**Input records:**
'''

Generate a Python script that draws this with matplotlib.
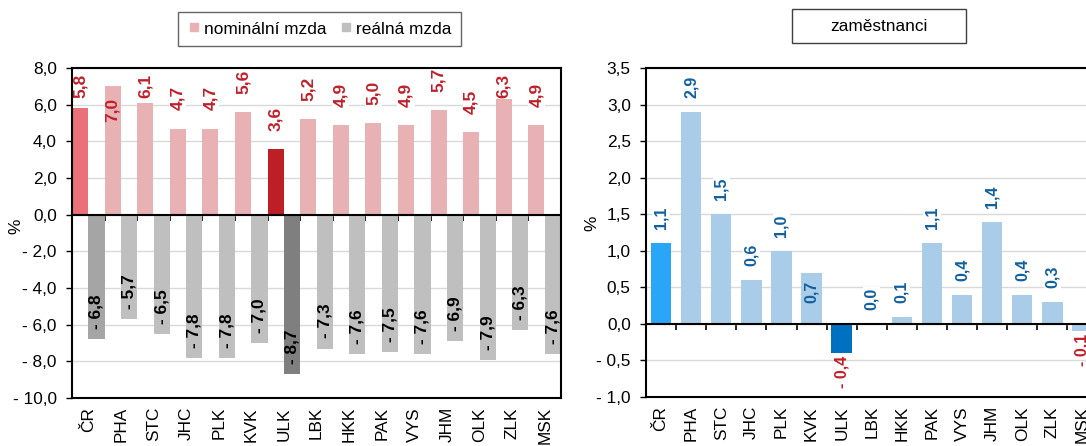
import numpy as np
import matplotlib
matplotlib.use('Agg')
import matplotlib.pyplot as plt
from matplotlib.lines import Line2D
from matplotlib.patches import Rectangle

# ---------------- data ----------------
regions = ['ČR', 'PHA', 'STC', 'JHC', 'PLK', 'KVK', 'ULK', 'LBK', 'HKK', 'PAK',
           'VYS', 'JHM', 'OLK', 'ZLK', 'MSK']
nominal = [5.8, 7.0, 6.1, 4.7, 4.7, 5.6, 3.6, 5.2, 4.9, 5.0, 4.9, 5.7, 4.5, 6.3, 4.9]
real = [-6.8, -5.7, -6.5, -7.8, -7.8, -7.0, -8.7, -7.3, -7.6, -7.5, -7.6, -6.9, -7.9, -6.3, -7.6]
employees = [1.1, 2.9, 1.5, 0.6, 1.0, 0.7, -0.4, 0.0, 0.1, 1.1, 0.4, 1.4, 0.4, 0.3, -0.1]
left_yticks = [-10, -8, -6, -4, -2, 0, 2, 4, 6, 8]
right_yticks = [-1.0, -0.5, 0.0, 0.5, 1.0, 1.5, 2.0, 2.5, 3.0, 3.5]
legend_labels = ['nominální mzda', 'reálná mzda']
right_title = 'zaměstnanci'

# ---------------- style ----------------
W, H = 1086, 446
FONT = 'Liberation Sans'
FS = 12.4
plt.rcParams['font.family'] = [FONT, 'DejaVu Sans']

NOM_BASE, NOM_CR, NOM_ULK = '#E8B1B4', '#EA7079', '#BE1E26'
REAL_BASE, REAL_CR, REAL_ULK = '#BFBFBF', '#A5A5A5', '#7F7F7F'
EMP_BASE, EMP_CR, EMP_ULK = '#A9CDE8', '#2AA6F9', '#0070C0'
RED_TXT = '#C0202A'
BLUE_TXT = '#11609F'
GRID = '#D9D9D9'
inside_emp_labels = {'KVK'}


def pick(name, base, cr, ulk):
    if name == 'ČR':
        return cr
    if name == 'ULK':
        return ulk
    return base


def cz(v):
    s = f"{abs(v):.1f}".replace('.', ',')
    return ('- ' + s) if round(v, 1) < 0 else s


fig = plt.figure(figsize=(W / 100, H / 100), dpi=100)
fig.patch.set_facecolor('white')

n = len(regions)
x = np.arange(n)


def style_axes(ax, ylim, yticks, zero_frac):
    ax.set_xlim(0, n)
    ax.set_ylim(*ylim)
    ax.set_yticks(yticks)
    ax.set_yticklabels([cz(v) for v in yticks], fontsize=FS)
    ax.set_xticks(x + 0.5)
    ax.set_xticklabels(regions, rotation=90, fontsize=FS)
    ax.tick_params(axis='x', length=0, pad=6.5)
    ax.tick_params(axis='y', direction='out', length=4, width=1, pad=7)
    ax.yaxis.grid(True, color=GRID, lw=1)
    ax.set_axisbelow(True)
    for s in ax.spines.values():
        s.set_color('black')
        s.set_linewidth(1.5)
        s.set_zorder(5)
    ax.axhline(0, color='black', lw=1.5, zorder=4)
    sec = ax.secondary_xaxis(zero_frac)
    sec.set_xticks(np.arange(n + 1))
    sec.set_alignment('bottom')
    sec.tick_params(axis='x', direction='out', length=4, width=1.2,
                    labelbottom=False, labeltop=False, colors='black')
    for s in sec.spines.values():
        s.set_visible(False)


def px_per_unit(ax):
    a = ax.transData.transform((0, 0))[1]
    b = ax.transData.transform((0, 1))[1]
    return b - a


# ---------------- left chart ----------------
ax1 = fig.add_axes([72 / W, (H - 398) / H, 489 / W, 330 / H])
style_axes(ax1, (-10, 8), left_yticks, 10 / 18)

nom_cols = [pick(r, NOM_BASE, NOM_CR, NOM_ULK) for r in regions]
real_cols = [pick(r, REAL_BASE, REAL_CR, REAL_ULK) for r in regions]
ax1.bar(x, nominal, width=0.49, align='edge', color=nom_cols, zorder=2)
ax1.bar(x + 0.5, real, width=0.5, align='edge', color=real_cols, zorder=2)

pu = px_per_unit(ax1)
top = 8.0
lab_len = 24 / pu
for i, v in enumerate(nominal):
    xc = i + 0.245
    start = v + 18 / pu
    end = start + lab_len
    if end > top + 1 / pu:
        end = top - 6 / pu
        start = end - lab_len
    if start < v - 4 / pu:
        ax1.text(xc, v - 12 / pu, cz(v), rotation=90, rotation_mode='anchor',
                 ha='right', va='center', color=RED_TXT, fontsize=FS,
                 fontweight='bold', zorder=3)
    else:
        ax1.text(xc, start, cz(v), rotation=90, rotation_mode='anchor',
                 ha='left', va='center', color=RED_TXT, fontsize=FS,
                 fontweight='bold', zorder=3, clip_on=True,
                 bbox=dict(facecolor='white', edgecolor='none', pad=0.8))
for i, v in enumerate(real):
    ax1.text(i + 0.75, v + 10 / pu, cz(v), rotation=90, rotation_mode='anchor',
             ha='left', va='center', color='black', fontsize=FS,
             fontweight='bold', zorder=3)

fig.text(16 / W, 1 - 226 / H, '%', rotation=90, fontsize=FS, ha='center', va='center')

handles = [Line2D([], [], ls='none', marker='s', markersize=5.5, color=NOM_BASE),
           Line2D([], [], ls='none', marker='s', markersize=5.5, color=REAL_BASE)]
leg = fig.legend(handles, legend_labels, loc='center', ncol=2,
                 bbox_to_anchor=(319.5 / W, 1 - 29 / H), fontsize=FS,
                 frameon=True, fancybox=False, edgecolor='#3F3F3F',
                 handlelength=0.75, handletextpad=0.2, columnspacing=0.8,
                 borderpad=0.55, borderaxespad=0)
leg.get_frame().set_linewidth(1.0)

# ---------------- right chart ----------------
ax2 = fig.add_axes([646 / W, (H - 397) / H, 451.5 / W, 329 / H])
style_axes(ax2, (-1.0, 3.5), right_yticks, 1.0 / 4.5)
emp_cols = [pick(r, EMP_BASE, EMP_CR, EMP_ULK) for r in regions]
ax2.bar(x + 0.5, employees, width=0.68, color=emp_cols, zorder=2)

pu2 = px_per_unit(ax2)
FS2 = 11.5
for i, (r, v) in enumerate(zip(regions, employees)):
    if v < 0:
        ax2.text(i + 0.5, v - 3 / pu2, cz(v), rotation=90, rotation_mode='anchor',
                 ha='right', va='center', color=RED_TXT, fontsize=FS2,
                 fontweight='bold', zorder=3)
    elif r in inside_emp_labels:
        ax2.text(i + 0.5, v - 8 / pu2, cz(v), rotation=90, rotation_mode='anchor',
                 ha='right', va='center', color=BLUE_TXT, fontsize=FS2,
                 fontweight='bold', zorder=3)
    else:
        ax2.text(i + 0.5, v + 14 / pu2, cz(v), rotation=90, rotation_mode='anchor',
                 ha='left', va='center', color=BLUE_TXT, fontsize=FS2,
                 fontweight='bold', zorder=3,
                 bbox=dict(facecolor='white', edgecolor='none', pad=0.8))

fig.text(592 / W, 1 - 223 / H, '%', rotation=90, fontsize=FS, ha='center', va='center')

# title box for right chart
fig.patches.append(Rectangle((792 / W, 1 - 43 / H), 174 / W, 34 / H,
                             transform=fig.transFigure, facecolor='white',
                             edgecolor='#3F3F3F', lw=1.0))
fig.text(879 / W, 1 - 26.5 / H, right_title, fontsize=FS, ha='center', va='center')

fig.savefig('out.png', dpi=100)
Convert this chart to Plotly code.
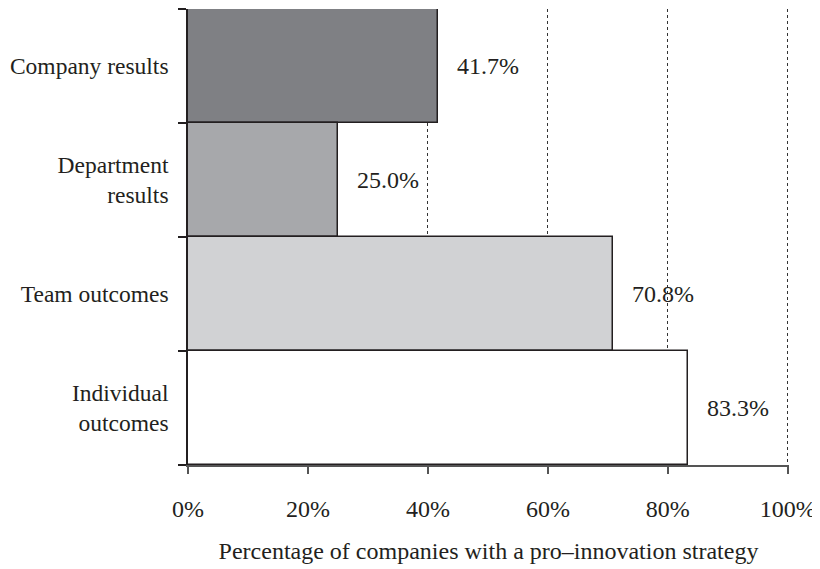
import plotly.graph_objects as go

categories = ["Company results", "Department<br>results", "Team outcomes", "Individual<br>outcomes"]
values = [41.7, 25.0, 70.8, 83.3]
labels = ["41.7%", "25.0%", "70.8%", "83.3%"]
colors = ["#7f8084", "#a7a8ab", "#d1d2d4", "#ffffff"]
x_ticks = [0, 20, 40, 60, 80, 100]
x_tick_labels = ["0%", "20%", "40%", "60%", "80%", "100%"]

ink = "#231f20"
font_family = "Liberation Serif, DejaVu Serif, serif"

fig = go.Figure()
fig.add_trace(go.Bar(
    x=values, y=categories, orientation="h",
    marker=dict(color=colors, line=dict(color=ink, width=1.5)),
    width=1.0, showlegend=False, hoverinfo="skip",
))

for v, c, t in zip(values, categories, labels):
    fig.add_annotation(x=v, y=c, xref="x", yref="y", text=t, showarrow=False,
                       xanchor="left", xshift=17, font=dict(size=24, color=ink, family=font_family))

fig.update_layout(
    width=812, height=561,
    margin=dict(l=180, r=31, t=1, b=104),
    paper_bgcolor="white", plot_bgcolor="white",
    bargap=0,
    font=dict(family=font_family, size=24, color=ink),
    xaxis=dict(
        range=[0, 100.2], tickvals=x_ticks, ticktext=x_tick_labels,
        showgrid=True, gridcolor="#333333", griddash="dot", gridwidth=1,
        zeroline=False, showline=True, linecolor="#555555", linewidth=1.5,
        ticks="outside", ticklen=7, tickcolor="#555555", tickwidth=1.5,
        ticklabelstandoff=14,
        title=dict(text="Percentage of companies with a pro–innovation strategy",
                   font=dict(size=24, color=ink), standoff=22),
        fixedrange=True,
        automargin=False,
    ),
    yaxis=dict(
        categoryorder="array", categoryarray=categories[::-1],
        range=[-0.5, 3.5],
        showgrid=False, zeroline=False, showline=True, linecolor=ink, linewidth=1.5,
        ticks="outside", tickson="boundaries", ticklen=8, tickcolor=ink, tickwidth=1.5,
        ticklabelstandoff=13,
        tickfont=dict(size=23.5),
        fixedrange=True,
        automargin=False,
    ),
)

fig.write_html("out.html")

'''

**Problem description:** Please quote only the span of lines whose first line contains "Convert this chart to Plotly code." and whose last line contains "import plotly.graph_objects as go", leaving every picture out.

**Task result:**
Convert this chart to Plotly code.
import plotly.graph_objects as go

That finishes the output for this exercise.